Which brings in someone saying that "Paizo does it this way and they're successful!" Great. I like Paizo. They have a business model that matches their goals. Now show me that the goals of Paizo and the goals of WotC are the same and you'll have an argument. Simply saying that both of them wish to be successful and earn a profit is not enough. How much of a profit? From what? The game or the brand or what? Successful at what? There's a lot of information that's missing from the arguments either way.

In short, don't think to speak for me and other gamers when you're spouting off about how WotC is ignoring the wants of gamers in general because you. just. don't. know. and neither do I. Which might be why I'm not attempting to speak for other gamers unlike some people.
 

The secret to business is to get more people buying your stuff than not and I don't think this go around will be any different.

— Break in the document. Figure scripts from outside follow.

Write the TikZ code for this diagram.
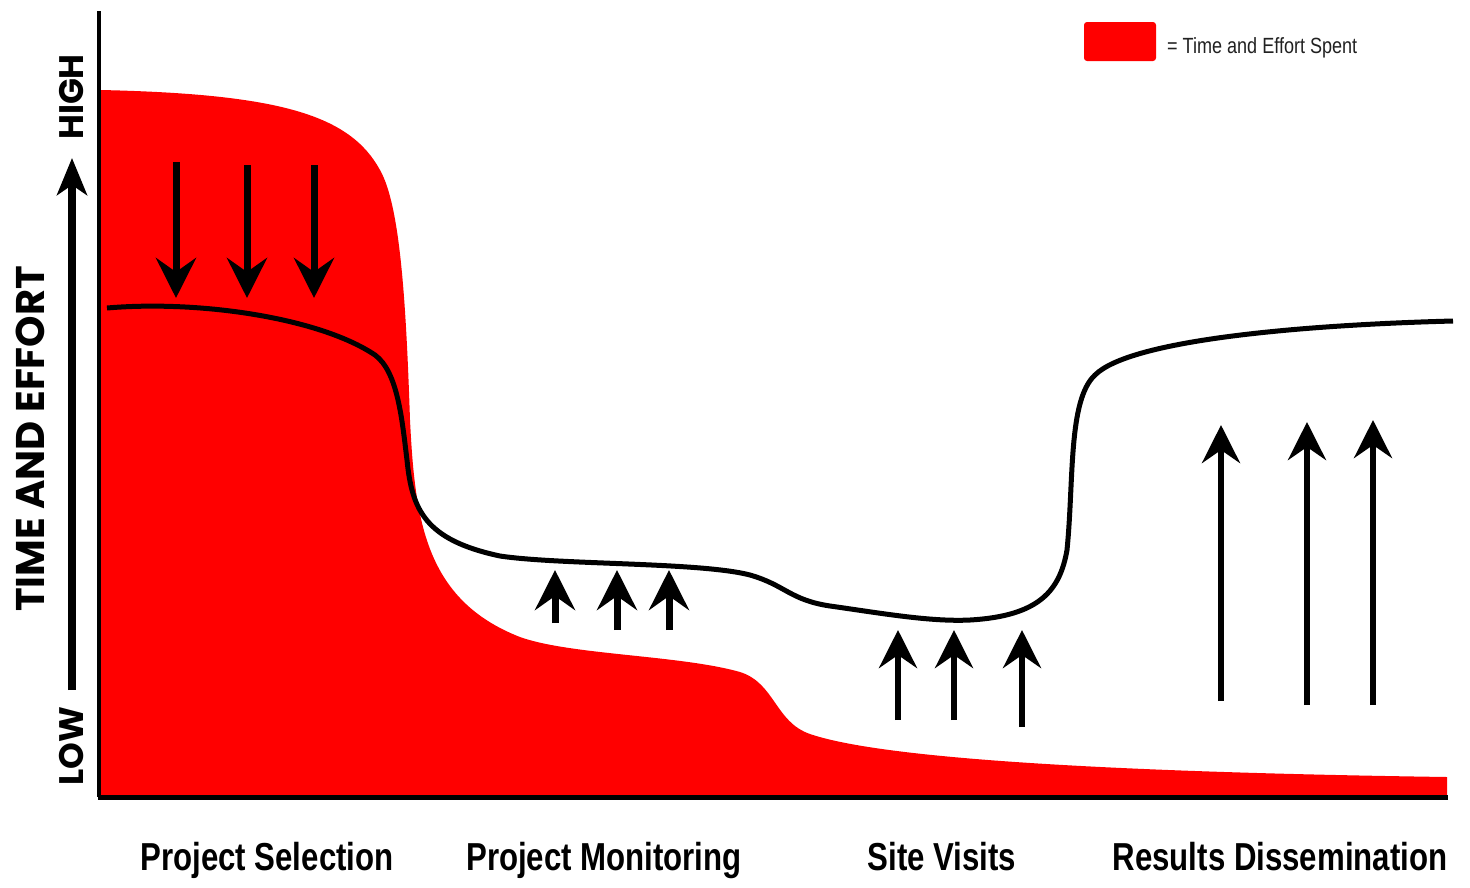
\documentclass[tikz,border=0pt]{standalone}
\usepackage{fontspec}
\usepackage{tikz}
\usetikzlibrary{arrows.meta,positioning}
\setmainfont{Liberation Sans}
\newfontfamily\gaugefont{Poppins}
\newfontfamily\phasefont[FakeStretch=0.8]{Liberation Sans}
\newfontfamily\keyfont[FakeStretch=0.82]{Liberation Sans}

\begin{document}
\begin{tikzpicture}[y=-1pt,x=1pt,
	push/.style={line width=7pt,-{Stealth[length=40pt,width=40pt,inset=14pt]}},
	lift/.style={line width=6pt,-{Stealth[length=38pt,width=38pt,inset=13pt]}},
	phase/.style={font=\phasefont\bfseries\fontsize{39}{40}\selectfont,anchor=base,inner sep=0pt},
	gauge/.style={font=\gaugefont\bfseries\fontsize{34}{34}\selectfont,rotate=90,inner sep=0pt}]
	\useasboundingbox (0,0) rectangle (1470,887);

	% effort actually spent
	\fill[red] (101,797) -- (101,90)
		.. controls (280,94) and (350,115) .. (380,170)
		.. controls (400,205) and (406,300) .. (410,420)
		.. controls (415,520) and (425,600) .. (520,637)
		.. controls (570,655) and (680,655) .. (740,672)
		.. controls (775,683) and (775,722) .. (810,734)
		.. controls (880,758) and (1100,772) .. (1447,777)
		-- (1447,797) -- cycle;

	% axes
	\draw[line width=3.5pt] (99,11) -- (99,797);
	\draw[line width=5pt] (97.5,797) -- (1448,797);
	\draw[line width=8pt,-{Stealth[length=37pt,width=30pt,inset=10pt]}] (72,690) -- (72,158);

	% effort that should be spent
	\draw[line width=5pt] (107,308)
		.. controls (200,300) and (320,318) .. (375,355)
		.. controls (398,372) and (402,420) .. (407,460)
		.. controls (412,510) and (425,540) .. (500,556)
		.. controls (560,565) and (700,562) .. (750,575)
		.. controls (785,585) and (790,600) .. (830,606)
		.. controls (880,613) and (930,622) .. (970,620)
		.. controls (1040,616) and (1060,590) .. (1067,550)
		.. controls (1074,480) and (1068,400) .. (1095,375)
		.. controls (1130,340) and (1300,325) .. (1453,321);

	\draw[push] (176,162) -- (176,298);
	\draw[push] (247,165) -- (247,298);
	\draw[push] (314,165) -- (314,298);

	\draw[push] (555,623) -- (555,570);
	\draw[push] (617,630) -- (617,570);
	\draw[push] (669,630) -- (669,570);

	\draw[lift] (898,720) -- (898,630);
	\draw[lift] (954,720) -- (954,630);
	\draw[lift] (1022,727) -- (1022,630);

	\draw[lift] (1221,701) -- (1221,425);
	\draw[lift] (1307,705) -- (1307,422);
	\draw[lift] (1373,705) -- (1373,420);

	% labels
	\node[gauge] (high) at (72,97) {HIGH};
	\node[gauge] (low) at (72,746) {LOW};
	\node[gauge,font=\gaugefont\bfseries\fontsize{40}{40}\selectfont] (axislabel) at (30,439) {TIME AND EFFORT};

	\node[phase] (selection) at (267,870) {Project Selection};
	\node[phase] (monitoring) at (604,870) {Project Monitoring};
	\node[phase] (visits) at (942,870) {Site Visits};
	\node[phase] (dissemination) at (1280,870) {Results Dissemination};

	% key
	\node[fill=red,rounded corners=3pt,minimum width=72pt,minimum height=39pt,inner sep=0pt] (key) at (1120,41.5) {};
	\node[font=\keyfont\fontsize{22}{22}\selectfont,text=black!87,anchor=base west,inner sep=0pt] (keytext) at (1167,53) {= Time and Effort Spent};
\end{tikzpicture}
\end{document}
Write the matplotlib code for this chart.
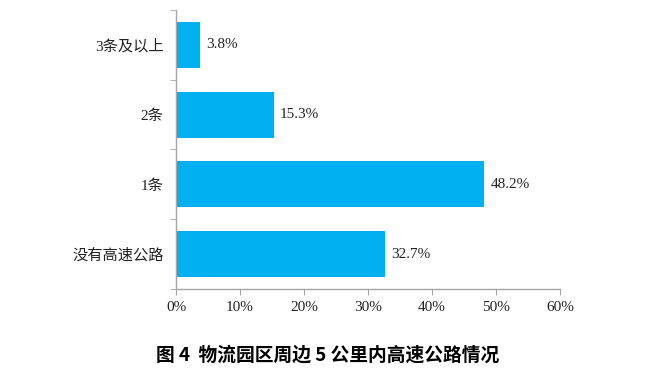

I think they are putting out way too little product and they are going to suffer for it.
 





Good for you. It's still not the secret to business.

So because you say it doesn't it's not?

There are several secrets to business but the main secret is to try and put yourself in the minds of your customers and try and predict what they want. If they don't want what I'm selling then they won't buy it and I won't make money.

Businesses have to guess at what the overall population wants and give it to them.